= Your instructions =
Each line below must be set down exactly; omit any image you find.

%%

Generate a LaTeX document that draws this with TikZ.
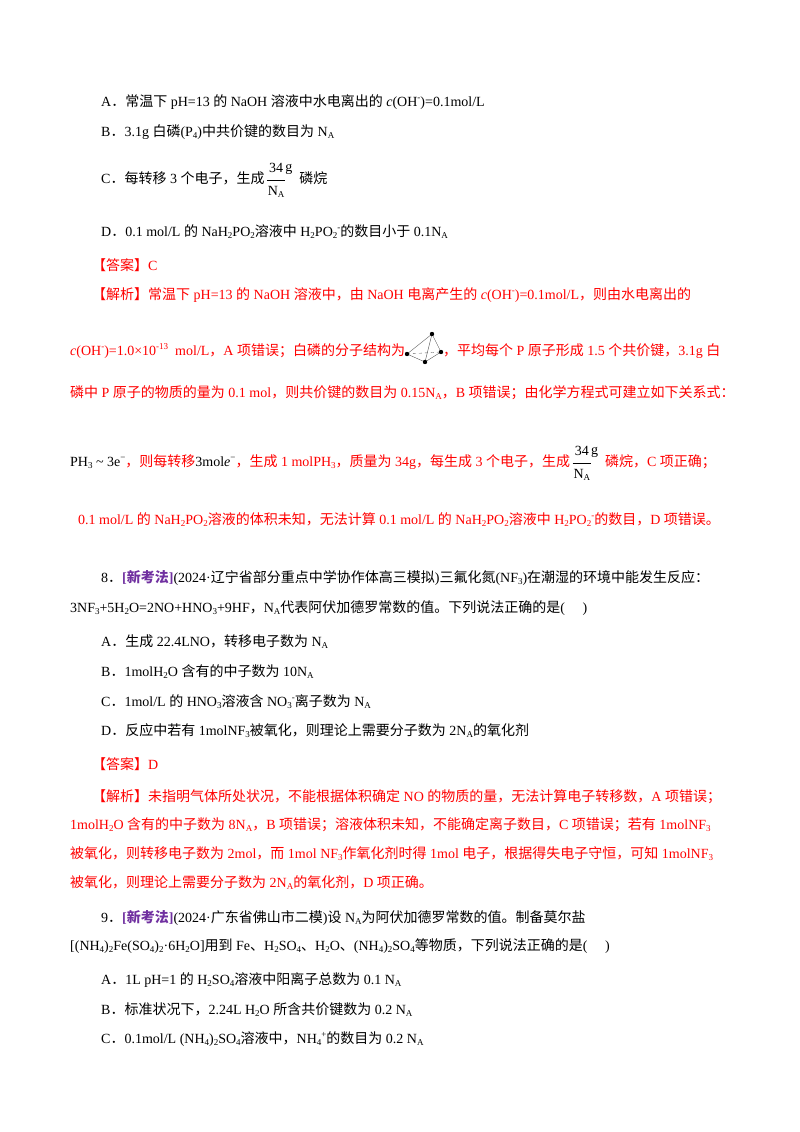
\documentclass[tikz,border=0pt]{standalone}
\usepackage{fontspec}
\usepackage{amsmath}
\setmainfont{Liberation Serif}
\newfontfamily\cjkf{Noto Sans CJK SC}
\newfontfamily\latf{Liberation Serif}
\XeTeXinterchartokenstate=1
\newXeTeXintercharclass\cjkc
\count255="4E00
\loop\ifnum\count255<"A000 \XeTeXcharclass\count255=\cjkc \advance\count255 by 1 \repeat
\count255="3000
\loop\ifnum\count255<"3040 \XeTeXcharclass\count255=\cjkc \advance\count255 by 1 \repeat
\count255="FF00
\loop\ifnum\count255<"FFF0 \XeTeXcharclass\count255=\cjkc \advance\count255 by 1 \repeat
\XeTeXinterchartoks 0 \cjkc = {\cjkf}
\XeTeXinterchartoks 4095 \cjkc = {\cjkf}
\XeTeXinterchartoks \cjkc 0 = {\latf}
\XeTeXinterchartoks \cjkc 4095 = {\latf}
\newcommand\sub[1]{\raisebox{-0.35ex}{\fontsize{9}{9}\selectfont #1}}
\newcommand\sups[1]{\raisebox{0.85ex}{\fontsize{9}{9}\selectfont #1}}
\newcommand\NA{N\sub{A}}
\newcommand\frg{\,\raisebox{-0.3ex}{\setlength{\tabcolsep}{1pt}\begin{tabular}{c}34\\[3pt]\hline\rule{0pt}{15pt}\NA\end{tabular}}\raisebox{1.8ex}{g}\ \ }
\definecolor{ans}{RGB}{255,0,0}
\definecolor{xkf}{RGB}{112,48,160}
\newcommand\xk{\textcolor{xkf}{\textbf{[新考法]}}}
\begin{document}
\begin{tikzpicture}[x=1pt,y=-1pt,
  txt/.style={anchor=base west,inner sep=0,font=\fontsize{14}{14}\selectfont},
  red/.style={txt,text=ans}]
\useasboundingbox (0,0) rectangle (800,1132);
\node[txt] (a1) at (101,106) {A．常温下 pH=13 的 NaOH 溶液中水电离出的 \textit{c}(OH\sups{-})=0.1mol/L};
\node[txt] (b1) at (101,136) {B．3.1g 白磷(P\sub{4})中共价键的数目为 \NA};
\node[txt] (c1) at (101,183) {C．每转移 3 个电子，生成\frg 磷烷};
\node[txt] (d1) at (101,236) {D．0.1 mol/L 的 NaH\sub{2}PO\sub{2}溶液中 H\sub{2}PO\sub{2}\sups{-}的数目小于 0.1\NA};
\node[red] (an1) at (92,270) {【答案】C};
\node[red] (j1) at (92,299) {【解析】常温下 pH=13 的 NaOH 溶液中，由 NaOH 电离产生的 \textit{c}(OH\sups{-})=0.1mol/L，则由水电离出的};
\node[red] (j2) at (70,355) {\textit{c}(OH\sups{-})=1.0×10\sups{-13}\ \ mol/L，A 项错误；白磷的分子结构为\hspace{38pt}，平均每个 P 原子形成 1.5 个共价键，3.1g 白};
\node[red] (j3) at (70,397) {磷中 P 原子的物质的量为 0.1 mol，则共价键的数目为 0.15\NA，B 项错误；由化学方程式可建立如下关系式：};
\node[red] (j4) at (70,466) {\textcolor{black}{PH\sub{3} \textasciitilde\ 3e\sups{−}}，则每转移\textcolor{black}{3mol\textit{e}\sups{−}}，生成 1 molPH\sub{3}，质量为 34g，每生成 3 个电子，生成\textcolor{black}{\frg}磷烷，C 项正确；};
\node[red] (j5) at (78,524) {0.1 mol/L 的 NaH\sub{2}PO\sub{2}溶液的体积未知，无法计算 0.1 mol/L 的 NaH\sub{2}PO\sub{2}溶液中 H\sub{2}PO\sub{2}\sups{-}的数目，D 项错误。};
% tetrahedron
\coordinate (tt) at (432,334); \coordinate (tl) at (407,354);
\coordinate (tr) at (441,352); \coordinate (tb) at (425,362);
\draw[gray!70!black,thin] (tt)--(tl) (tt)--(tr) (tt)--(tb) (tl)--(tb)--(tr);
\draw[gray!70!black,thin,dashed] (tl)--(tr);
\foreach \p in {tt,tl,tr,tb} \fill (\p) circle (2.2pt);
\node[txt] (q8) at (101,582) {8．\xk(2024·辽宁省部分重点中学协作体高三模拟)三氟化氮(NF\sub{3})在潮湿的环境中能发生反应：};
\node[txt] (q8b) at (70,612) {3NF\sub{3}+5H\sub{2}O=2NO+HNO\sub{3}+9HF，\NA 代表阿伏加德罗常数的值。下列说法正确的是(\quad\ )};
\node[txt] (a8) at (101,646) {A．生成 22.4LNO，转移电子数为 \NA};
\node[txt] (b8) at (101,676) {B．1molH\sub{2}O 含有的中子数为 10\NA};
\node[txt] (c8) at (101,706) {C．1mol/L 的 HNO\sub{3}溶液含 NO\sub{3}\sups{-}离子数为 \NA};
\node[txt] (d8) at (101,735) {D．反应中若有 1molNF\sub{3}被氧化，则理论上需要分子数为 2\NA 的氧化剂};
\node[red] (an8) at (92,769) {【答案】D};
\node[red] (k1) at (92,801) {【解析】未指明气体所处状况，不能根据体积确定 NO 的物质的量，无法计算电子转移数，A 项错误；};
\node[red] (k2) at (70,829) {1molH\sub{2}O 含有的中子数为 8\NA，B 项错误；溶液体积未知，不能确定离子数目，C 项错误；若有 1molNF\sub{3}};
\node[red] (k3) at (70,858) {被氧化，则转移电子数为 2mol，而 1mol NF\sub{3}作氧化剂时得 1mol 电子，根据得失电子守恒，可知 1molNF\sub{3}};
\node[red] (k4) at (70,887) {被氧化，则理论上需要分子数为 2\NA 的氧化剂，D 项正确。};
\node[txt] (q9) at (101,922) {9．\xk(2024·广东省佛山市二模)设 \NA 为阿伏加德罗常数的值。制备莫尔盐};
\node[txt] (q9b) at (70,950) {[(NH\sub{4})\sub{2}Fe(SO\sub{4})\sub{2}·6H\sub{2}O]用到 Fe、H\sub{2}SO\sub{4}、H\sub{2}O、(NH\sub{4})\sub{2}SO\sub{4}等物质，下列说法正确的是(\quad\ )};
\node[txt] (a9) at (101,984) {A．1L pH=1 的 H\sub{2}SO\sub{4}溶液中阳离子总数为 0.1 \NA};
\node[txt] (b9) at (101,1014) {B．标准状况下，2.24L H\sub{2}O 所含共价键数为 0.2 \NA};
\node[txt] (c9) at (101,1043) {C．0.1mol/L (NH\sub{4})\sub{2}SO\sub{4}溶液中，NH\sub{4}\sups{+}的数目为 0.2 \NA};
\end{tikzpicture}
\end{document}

%%

= Full response =
Generate a LaTeX document that draws this with TikZ.
\documentclass[tikz,border=0pt]{standalone}
\usepackage{fontspec}
\usepackage{amsmath}
\setmainfont{Liberation Serif}
\newfontfamily\cjkf{Noto Sans CJK SC}
\newfontfamily\latf{Liberation Serif}
\XeTeXinterchartokenstate=1
\newXeTeXintercharclass\cjkc
\count255="4E00
\loop\ifnum\count255<"A000 \XeTeXcharclass\count255=\cjkc \advance\count255 by 1 \repeat
\count255="3000
\loop\ifnum\count255<"3040 \XeTeXcharclass\count255=\cjkc \advance\count255 by 1 \repeat
\count255="FF00
\loop\ifnum\count255<"FFF0 \XeTeXcharclass\count255=\cjkc \advance\count255 by 1 \repeat
\XeTeXinterchartoks 0 \cjkc = {\cjkf}
\XeTeXinterchartoks 4095 \cjkc = {\cjkf}
\XeTeXinterchartoks \cjkc 0 = {\latf}
\XeTeXinterchartoks \cjkc 4095 = {\latf}
\newcommand\sub[1]{\raisebox{-0.35ex}{\fontsize{9}{9}\selectfont #1}}
\newcommand\sups[1]{\raisebox{0.85ex}{\fontsize{9}{9}\selectfont #1}}
\newcommand\NA{N\sub{A}}
\newcommand\frg{\,\raisebox{-0.3ex}{\setlength{\tabcolsep}{1pt}\begin{tabular}{c}34\\[3pt]\hline\rule{0pt}{15pt}\NA\end{tabular}}\raisebox{1.8ex}{g}\ \ }
\definecolor{ans}{RGB}{255,0,0}
\definecolor{xkf}{RGB}{112,48,160}
\newcommand\xk{\textcolor{xkf}{\textbf{[新考法]}}}
\begin{document}
\begin{tikzpicture}[x=1pt,y=-1pt,
  txt/.style={anchor=base west,inner sep=0,font=\fontsize{14}{14}\selectfont},
  red/.style={txt,text=ans}]
\useasboundingbox (0,0) rectangle (800,1132);
\node[txt] (a1) at (101,106) {A．常温下 pH=13 的 NaOH 溶液中水电离出的 \textit{c}(OH\sups{-})=0.1mol/L};
\node[txt] (b1) at (101,136) {B．3.1g 白磷(P\sub{4})中共价键的数目为 \NA};
\node[txt] (c1) at (101,183) {C．每转移 3 个电子，生成\frg 磷烷};
\node[txt] (d1) at (101,236) {D．0.1 mol/L 的 NaH\sub{2}PO\sub{2}溶液中 H\sub{2}PO\sub{2}\sups{-}的数目小于 0.1\NA};
\node[red] (an1) at (92,270) {【答案】C};
\node[red] (j1) at (92,299) {【解析】常温下 pH=13 的 NaOH 溶液中，由 NaOH 电离产生的 \textit{c}(OH\sups{-})=0.1mol/L，则由水电离出的};
\node[red] (j2) at (70,355) {\textit{c}(OH\sups{-})=1.0×10\sups{-13}\ \ mol/L，A 项错误；白磷的分子结构为\hspace{38pt}，平均每个 P 原子形成 1.5 个共价键，3.1g 白};
\node[red] (j3) at (70,397) {磷中 P 原子的物质的量为 0.1 mol，则共价键的数目为 0.15\NA，B 项错误；由化学方程式可建立如下关系式：};
\node[red] (j4) at (70,466) {\textcolor{black}{PH\sub{3} \textasciitilde\ 3e\sups{−}}，则每转移\textcolor{black}{3mol\textit{e}\sups{−}}，生成 1 molPH\sub{3}，质量为 34g，每生成 3 个电子，生成\textcolor{black}{\frg}磷烷，C 项正确；};
\node[red] (j5) at (78,524) {0.1 mol/L 的 NaH\sub{2}PO\sub{2}溶液的体积未知，无法计算 0.1 mol/L 的 NaH\sub{2}PO\sub{2}溶液中 H\sub{2}PO\sub{2}\sups{-}的数目，D 项错误。};
% tetrahedron
\coordinate (tt) at (432,334); \coordinate (tl) at (407,354);
\coordinate (tr) at (441,352); \coordinate (tb) at (425,362);
\draw[gray!70!black,thin] (tt)--(tl) (tt)--(tr) (tt)--(tb) (tl)--(tb)--(tr);
\draw[gray!70!black,thin,dashed] (tl)--(tr);
\foreach \p in {tt,tl,tr,tb} \fill (\p) circle (2.2pt);
\node[txt] (q8) at (101,582) {8．\xk(2024·辽宁省部分重点中学协作体高三模拟)三氟化氮(NF\sub{3})在潮湿的环境中能发生反应：};
\node[txt] (q8b) at (70,612) {3NF\sub{3}+5H\sub{2}O=2NO+HNO\sub{3}+9HF，\NA 代表阿伏加德罗常数的值。下列说法正确的是(\quad\ )};
\node[txt] (a8) at (101,646) {A．生成 22.4LNO，转移电子数为 \NA};
\node[txt] (b8) at (101,676) {B．1molH\sub{2}O 含有的中子数为 10\NA};
\node[txt] (c8) at (101,706) {C．1mol/L 的 HNO\sub{3}溶液含 NO\sub{3}\sups{-}离子数为 \NA};
\node[txt] (d8) at (101,735) {D．反应中若有 1molNF\sub{3}被氧化，则理论上需要分子数为 2\NA 的氧化剂};
\node[red] (an8) at (92,769) {【答案】D};
\node[red] (k1) at (92,801) {【解析】未指明气体所处状况，不能根据体积确定 NO 的物质的量，无法计算电子转移数，A 项错误；};
\node[red] (k2) at (70,829) {1molH\sub{2}O 含有的中子数为 8\NA，B 项错误；溶液体积未知，不能确定离子数目，C 项错误；若有 1molNF\sub{3}};
\node[red] (k3) at (70,858) {被氧化，则转移电子数为 2mol，而 1mol NF\sub{3}作氧化剂时得 1mol 电子，根据得失电子守恒，可知 1molNF\sub{3}};
\node[red] (k4) at (70,887) {被氧化，则理论上需要分子数为 2\NA 的氧化剂，D 项正确。};
\node[txt] (q9) at (101,922) {9．\xk(2024·广东省佛山市二模)设 \NA 为阿伏加德罗常数的值。制备莫尔盐};
\node[txt] (q9b) at (70,950) {[(NH\sub{4})\sub{2}Fe(SO\sub{4})\sub{2}·6H\sub{2}O]用到 Fe、H\sub{2}SO\sub{4}、H\sub{2}O、(NH\sub{4})\sub{2}SO\sub{4}等物质，下列说法正确的是(\quad\ )};
\node[txt] (a9) at (101,984) {A．1L pH=1 的 H\sub{2}SO\sub{4}溶液中阳离子总数为 0.1 \NA};
\node[txt] (b9) at (101,1014) {B．标准状况下，2.24L H\sub{2}O 所含共价键数为 0.2 \NA};
\node[txt] (c9) at (101,1043) {C．0.1mol/L (NH\sub{4})\sub{2}SO\sub{4}溶液中，NH\sub{4}\sups{+}的数目为 0.2 \NA};
\end{tikzpicture}
\end{document}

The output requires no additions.